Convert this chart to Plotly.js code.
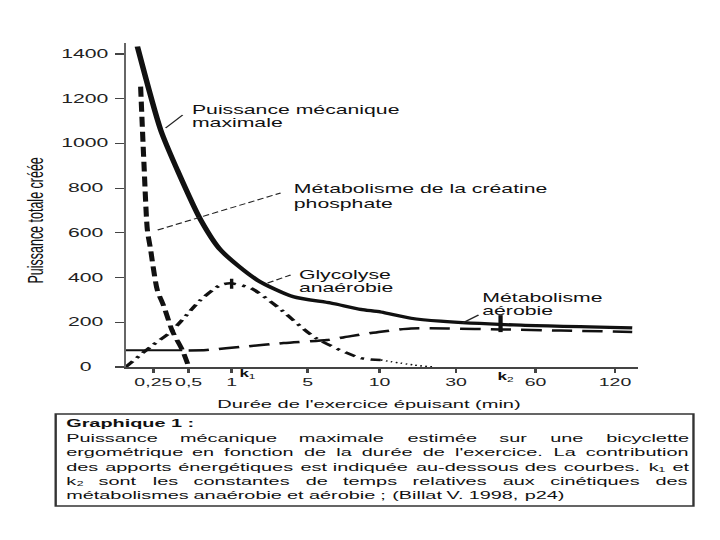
<!DOCTYPE html>
<html>
<head>
<meta charset="utf-8">
<script src="https://cdn.plot.ly/plotly-3.0.1.min.js"></script>
<style>
html, body { margin: 0; padding: 0; background: #fff; overflow: hidden; }
#chart { width: 424px; height: 540px; transform: scaleX(1.69811); transform-origin: 0 0; }
</style>
</head>
<body>
<div id="chart"></div>
<script>
// x axis of the figure: hand drawn, uneven spacing between the durations
const tickMinutes = [0, 0.25, 0.5, 1, 5, 10, 30, 60, 120];
const tickText = ['0,25', '0,5', '1', '5', '10', '30', '60', '120'];
const powerTicks = [0, 200, 400, 600, 800, 1000, 1200, 1400];

// curves (duration in min, power)
const maxPowerMin = [0.106, 0.302, 0.42, 0.64, 0.872, 2.35, 4.26, 6.6, 8.68, 10.3, 18.2, 25.9, 51.7, 133];
const maxPowerW   = [1433, 1060, 881, 658, 523, 389, 314, 286, 258, 246, 218, 205, 188, 175];

const creatineMin = [0.135, 0.165, 0.196, 0.226, 0.252, 0.278, 0.325, 0.385, 0.455, 0.502];
const creatineW   = [1254, 912, 613, 523, 434, 344, 270, 160, 76, 0];

const glycoMin = [0, 0.226, 0.375, 0.64, 0.872, 0.99, 2.0, 3.4, 5.56, 8.68, 10.3];
const glycoW   = [0, 91, 158, 300, 367, 374, 353, 270, 130, 40, 31];
const glycoTailMin = [10.3, 18.9, 24.1];
const glycoTailW   = [31, 9, 0];

const aerobicBaseMin = [0, 0.455];
const aerobicBaseW   = [75, 75];
const aerobicMin = [0.5, 0.71, 1.63, 3.74, 6.37, 8.0, 10.3, 18.2, 27.7, 46.7, 79.2, 133];
const aerobicW   = [74, 76, 91, 107, 121, 138, 158, 172, 172, 168, 163, 157];

const k1Min = 1, k1W = [350, 395];
const k2Min = 46.8, k2W = [156, 232];

// the scanned figure is stretched sideways: draw narrow, widen with css
const S = 720 / 424;
// where each tick sits along the axis (px from the origin in the figure)
const axisPlace = [0, 27.7, 63, 106, 182, 254, 330.5, 410, 489.5];
function place(t) {
    for (let i = 1; i < tickMinutes.length; i++) {
        if (t <= tickMinutes[i]) {
            return axisPlace[i-1] + (t - tickMinutes[i-1]) / (tickMinutes[i] - tickMinutes[i-1]) * (axisPlace[i] - axisPlace[i-1]);
        }
    }
    let n = tickMinutes.length - 1;
    return axisPlace[n] + (t - tickMinutes[n]) / (tickMinutes[n] - tickMinutes[n-1]) * (axisPlace[n] - axisPlace[n-1]);
}
// figure px -> paper
const px = X => (X - 125) / 513;
const py = Y => (367 - Y) / 324;

const FONT = 'Liberation Sans, Arial, sans-serif';

function curve(t, w, width, dash) {
    return {
        x: t.map(place), y: w, type: 'scatter', mode: 'lines',
        line: {color: '#111', width: width, dash: dash, shape: 'spline', smoothing: 0.7},
        hoverinfo: 'skip', showlegend: false
    };
}

let traces = [
    curve(aerobicBaseMin, aerobicBaseW, 2, 'solid'),
    curve(aerobicMin, aerobicW, 2.5, '12px,6px'),
    curve(glycoMin, glycoW, 2.5, '7px,4px,2px,4px'),
    curve(glycoTailMin, glycoTailW, 1.5, '1px,2px'),
    curve(creatineMin, creatineW, 3, '10px,5px'),
    curve(maxPowerMin, maxPowerW, 3.3, 'solid'),
    curve([k1Min, k1Min], k1W, 2, 'solid'),
    curve([k2Min, k2Min], k2W, 2.5, 'solid'),
]

let annotations = []
function label(text, X, Y, size, opts) {
    annotations.push(Object.assign({
        xref: 'paper', yref: 'paper', x: px(X), y: py(Y), text: text,
        showarrow: false, xanchor: 'left', yanchor: 'middle', borderpad: 0,
        font: {family: FONT, size: size, color: '#111'}
    }, opts || {}))
}

// y tick labels are centred in the figure
powerTicks.forEach(v => annotations.push({
    xref: 'paper', yref: 'y', x: px(85), y: v, text: String(v), showarrow: false,
    xanchor: 'center', yanchor: 'middle', font: {family: FONT, size: 12.5, color: '#222'}
}))

label('Puissance totale créée', 36, 220, 12.5, {textangle: -90, xanchor: 'center'})
label("Durée de l'exercice épuisant (min)", 368, 404, 11.8, {xanchor: 'center'})

label('Puissance mécanique', 190, 110, 12.5)
label('maximale', 190, 123, 12.5)
label('Métabolisme de la créatine', 291, 189, 12.5)
label('phosphate', 291, 204, 12.5)
label('Glycolyse', 296, 275, 12.5)
label('anaérobie', 296, 288, 12.5)
label('Métabolisme', 480, 298, 12.5)
label('aérobie', 480, 311, 12.5)
label('<b>k</b><sub>1</sub>', 237, 374, 10)
label('<b>k</b><sub>2</sub>', 496, 377, 10)

let shapes = []
function lead(x0, y0, x1, y1, dash) {
    shapes.push({type: 'line', xref: 'paper', yref: 'paper', x0: px(x0), y0: py(y0), x1: px(x1), y1: py(y1),
        line: {color: '#222', width: 1, dash: dash || 'solid'}})
}
lead(165, 128, 182, 115)
lead(157, 230, 280, 193, '4px,2px')
lead(267, 283, 290, 275, '4px,2px')
lead(462, 323, 478, 315)

// caption box
shapes.push({type: 'rect', xref: 'paper', yref: 'paper', x0: px(55), x1: px(693), y0: py(414), y1: py(506),
    line: {color: '#333', width: 1.4}})

const captionTitle = 'Graphique 1 :';
const captionLines = [
    'Puissance mécanique maximale estimée sur une bicyclette',
    "ergométrique en fonction de la durée de l'exercice. La contribution",
    'des apports énergétiques est indiquée au-dessous des courbes. k₁ et',
    'k₂ sont les constantes de temps relatives aux cinétiques des',
    'métabolismes anaérobie et aérobie ; (Billat V. 1998, p24)'
];
const captionY = [437, 451.5, 466, 480, 494.5];
label('<b>' + captionTitle + '</b>', 63, 422, 11.7)

const capSize = 11.7;
const ctx = document.createElement('canvas').getContext('2d');
ctx.font = capSize + 'px "Liberation Sans"';
const left = 63 / S, right = 686 / S;
captionLines.forEach((line, i) => {
    let words = line.split(' ');
    let widths = words.map(w => ctx.measureText(w).width);
    let total = widths.reduce((a, b) => a + b, 0);
    let gap = i < captionLines.length - 1 ? (right - left - total) / (words.length - 1) : ctx.measureText(' ').width;
    let xu = left;
    words.forEach((w, j) => {
        label(w, xu * S, captionY[i], capSize)
        xu += widths[j] + gap;
    })
})

let layout = {
    width: 424,
    height: 540,
    margin: {l: 125 / S, r: 424 - 638 / S, t: 43, b: 173, pad: 0},
    paper_bgcolor: '#fff',
    plot_bgcolor: '#fff',
    showlegend: false,
    xaxis: {
        range: [0, 513],
        tickvals: axisPlace.slice(1),
        ticktext: tickText,
        tickangle: 0,
        showline: true, linecolor: '#444', linewidth: 1.5,
        ticks: 'outside', ticklen: 4, tickwidth: 1.5, tickcolor: '#444',
        showgrid: false, zeroline: false,
        tickfont: {family: FONT, size: 11.5, color: '#222'},
    },
    yaxis: {
        range: [0, 1449],
        tickvals: powerTicks,
        showticklabels: false,
        showline: true, linecolor: '#666', linewidth: 1,
        ticks: 'outside', ticklen: 5, tickwidth: 1.2, tickcolor: '#444',
        showgrid: false, zeroline: false,
    },
    annotations: annotations,
    shapes: shapes,
}
Plotly.newPlot('chart', traces, layout, {displayModeBar: false, staticPlot: true})
</script>
</body>
</html>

= = = = = = =

Starting at the first line of the material, output exactly the lines up to and including the one with "const powerTicks = [0, 200, 400, 600, 800, 1000, 1200, 1400];". Do not include the pictures.

> _Solution_:
Convert this chart to Plotly.js code.
<!DOCTYPE html>
<html>
<head>
<meta charset="utf-8">
<script src="https://cdn.plot.ly/plotly-3.0.1.min.js"></script>
<style>
html, body { margin: 0; padding: 0; background: #fff; overflow: hidden; }
#chart { width: 424px; height: 540px; transform: scaleX(1.69811); transform-origin: 0 0; }
</style>
</head>
<body>
<div id="chart"></div>
<script>
// x axis of the figure: hand drawn, uneven spacing between the durations
const tickMinutes = [0, 0.25, 0.5, 1, 5, 10, 30, 60, 120];
const tickText = ['0,25', '0,5', '1', '5', '10', '30', '60', '120'];
const powerTicks = [0, 200, 400, 600, 800, 1000, 1200, 1400];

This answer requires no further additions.